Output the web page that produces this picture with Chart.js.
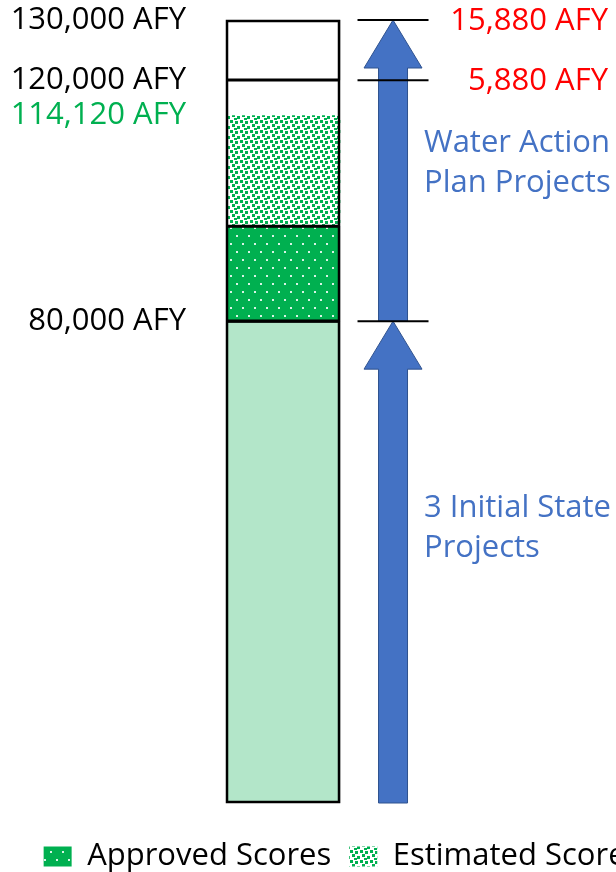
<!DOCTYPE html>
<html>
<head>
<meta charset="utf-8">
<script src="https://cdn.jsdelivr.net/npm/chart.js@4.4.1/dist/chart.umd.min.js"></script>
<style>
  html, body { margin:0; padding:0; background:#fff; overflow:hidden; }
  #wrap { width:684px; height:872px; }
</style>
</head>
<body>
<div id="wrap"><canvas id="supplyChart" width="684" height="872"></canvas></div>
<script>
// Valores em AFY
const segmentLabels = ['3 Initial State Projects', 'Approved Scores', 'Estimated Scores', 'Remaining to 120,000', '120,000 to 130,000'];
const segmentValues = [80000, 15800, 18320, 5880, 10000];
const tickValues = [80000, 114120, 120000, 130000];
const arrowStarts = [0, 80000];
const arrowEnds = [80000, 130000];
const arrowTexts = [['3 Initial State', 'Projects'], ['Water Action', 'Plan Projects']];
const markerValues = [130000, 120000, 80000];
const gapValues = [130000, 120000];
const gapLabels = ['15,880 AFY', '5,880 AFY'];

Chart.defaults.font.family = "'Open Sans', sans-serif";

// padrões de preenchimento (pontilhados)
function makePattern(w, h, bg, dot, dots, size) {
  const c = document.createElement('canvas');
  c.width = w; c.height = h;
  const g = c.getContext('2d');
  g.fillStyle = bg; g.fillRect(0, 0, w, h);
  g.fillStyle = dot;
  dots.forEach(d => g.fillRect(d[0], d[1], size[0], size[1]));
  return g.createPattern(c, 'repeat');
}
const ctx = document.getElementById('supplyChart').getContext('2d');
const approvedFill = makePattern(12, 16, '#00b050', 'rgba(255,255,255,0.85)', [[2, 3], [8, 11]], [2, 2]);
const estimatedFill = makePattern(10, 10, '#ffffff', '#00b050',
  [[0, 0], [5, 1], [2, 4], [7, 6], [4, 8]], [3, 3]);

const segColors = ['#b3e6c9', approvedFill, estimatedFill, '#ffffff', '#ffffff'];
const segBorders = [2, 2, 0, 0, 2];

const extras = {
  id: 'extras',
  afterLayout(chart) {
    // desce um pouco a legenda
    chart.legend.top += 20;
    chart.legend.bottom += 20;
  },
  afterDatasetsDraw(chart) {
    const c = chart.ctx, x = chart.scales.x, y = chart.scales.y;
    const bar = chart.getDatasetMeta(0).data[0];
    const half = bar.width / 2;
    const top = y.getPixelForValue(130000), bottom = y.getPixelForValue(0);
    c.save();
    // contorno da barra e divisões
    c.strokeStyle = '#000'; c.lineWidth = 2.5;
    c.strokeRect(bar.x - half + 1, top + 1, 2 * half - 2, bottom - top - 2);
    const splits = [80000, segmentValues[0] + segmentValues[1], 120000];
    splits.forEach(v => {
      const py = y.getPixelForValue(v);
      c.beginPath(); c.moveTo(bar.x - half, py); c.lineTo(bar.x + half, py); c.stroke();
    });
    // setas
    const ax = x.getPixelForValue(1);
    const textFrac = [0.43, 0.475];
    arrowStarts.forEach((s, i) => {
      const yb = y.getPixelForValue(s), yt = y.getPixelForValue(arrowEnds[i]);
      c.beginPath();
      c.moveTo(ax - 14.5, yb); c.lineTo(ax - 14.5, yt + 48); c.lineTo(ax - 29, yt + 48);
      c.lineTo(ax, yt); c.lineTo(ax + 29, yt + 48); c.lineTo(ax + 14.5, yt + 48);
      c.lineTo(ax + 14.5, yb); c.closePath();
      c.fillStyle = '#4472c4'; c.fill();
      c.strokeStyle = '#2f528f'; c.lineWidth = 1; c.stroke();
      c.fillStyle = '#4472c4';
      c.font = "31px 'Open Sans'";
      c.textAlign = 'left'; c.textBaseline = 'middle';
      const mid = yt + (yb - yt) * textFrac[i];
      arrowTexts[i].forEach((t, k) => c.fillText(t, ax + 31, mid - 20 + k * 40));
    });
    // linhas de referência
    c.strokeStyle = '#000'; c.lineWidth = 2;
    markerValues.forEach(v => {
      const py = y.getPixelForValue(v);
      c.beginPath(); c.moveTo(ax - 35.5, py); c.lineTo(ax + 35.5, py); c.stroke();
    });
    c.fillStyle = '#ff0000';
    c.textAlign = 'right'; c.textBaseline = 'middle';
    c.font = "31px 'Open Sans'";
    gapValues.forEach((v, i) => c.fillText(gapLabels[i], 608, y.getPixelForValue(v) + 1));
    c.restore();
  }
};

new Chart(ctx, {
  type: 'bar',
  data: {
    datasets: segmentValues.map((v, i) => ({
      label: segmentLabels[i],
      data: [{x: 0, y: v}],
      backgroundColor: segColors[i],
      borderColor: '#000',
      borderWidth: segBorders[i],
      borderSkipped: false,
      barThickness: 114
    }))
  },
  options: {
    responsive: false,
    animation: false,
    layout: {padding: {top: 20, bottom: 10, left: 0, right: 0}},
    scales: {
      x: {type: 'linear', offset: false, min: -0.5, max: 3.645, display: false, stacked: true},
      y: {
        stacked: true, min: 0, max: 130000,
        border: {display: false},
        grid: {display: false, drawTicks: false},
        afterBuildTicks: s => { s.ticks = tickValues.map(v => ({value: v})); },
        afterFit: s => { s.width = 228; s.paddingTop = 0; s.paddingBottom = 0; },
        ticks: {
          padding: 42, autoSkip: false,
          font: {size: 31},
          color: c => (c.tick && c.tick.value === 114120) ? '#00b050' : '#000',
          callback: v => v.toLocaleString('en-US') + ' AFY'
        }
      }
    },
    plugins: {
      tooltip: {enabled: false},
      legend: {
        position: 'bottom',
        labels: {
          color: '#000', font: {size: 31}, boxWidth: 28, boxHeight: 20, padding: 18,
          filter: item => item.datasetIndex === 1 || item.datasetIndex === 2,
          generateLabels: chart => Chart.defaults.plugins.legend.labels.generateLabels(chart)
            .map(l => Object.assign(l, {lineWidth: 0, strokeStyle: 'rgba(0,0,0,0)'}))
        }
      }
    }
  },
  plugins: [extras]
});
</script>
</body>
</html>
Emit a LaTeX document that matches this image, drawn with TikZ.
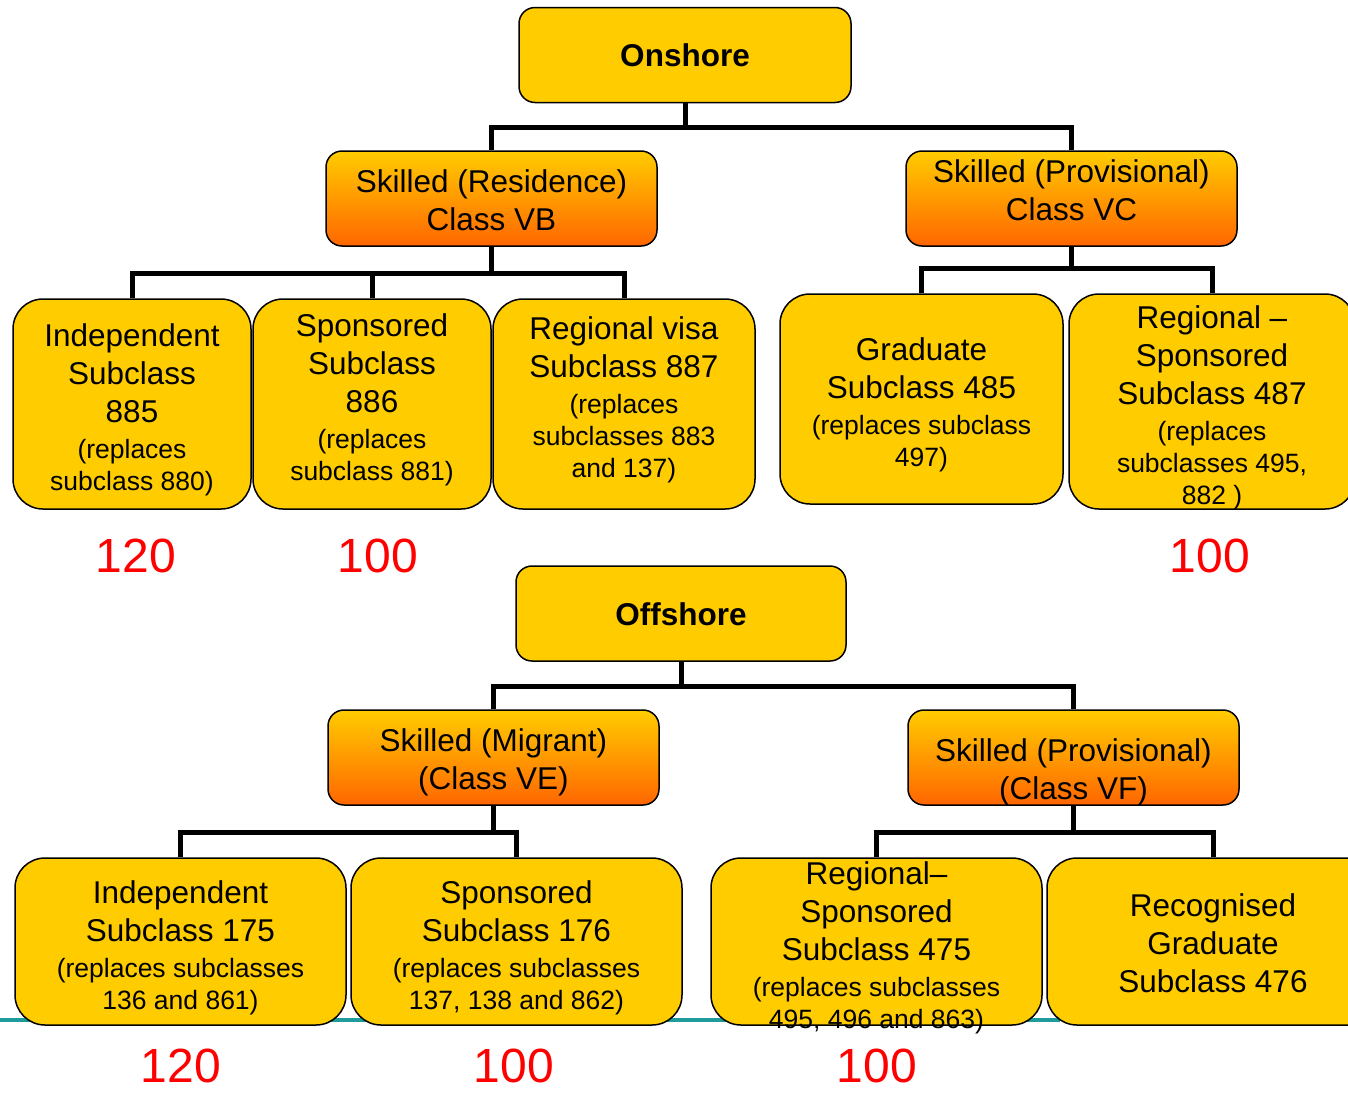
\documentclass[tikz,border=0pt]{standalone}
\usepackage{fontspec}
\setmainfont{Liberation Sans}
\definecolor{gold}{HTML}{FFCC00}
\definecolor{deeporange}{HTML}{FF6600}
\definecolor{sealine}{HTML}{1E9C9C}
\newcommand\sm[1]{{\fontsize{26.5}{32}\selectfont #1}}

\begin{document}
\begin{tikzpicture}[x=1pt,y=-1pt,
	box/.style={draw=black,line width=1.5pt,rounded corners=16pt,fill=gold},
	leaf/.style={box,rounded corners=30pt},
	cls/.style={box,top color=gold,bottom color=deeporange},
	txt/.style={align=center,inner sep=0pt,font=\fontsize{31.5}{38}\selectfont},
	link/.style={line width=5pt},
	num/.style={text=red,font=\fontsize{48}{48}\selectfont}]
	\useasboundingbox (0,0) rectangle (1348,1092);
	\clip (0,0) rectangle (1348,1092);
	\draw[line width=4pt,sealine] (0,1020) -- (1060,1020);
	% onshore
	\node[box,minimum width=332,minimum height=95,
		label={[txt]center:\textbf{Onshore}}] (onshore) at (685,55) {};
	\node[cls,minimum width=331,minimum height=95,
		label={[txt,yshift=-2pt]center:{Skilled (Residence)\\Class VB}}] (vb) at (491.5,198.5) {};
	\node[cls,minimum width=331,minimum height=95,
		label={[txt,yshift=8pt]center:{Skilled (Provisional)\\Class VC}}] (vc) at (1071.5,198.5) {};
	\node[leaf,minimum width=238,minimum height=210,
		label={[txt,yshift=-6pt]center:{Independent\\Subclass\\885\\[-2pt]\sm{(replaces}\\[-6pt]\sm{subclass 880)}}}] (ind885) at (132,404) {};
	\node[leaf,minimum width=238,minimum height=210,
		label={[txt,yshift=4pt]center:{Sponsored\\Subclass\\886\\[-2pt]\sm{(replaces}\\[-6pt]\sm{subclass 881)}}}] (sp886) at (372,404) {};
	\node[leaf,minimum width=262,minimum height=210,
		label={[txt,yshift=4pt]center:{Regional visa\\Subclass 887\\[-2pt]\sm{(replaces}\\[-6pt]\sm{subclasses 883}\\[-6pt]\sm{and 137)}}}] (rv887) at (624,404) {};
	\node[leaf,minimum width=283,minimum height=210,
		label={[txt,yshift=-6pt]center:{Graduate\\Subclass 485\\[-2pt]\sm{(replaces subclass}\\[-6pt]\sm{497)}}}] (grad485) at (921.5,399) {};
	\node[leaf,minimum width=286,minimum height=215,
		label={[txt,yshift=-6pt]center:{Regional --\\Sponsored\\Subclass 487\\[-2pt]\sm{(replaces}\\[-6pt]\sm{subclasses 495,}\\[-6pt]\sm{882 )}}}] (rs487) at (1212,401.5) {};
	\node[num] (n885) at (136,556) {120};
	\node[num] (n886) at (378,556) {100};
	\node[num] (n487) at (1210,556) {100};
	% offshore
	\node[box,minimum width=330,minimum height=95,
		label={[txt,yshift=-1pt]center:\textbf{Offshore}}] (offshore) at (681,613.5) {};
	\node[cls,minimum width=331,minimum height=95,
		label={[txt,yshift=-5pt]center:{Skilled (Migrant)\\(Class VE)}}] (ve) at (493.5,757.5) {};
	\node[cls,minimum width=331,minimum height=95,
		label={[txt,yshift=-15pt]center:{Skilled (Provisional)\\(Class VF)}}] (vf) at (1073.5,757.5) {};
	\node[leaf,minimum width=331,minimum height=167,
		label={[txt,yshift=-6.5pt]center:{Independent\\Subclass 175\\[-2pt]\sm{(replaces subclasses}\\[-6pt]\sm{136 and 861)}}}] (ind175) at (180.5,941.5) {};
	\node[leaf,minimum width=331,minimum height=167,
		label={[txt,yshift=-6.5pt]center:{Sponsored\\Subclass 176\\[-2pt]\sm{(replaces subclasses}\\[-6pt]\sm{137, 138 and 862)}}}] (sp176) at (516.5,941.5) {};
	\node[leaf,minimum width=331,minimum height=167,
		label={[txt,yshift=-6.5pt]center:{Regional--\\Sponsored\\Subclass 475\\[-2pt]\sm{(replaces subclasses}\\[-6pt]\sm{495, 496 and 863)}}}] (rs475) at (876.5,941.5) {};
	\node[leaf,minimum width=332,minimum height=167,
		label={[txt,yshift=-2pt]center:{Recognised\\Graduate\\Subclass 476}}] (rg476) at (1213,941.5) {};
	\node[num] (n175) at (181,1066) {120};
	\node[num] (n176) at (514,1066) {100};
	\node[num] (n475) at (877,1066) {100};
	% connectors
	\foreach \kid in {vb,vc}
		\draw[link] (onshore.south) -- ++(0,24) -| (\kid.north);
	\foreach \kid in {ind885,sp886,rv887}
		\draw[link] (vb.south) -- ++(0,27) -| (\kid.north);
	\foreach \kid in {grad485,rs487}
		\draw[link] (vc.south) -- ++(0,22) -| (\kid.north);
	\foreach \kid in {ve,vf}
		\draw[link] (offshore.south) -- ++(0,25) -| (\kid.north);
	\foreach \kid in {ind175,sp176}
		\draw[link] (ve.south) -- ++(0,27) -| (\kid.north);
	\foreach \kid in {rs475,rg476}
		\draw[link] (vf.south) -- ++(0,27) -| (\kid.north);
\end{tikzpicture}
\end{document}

§ **Set problem**
Look through the entries above for the word "that". Copy every line where it shows up.

§ **Task answer**
Output the web page that produces this picture with Chart.js.
Emit a LaTeX document that matches this image, drawn with TikZ.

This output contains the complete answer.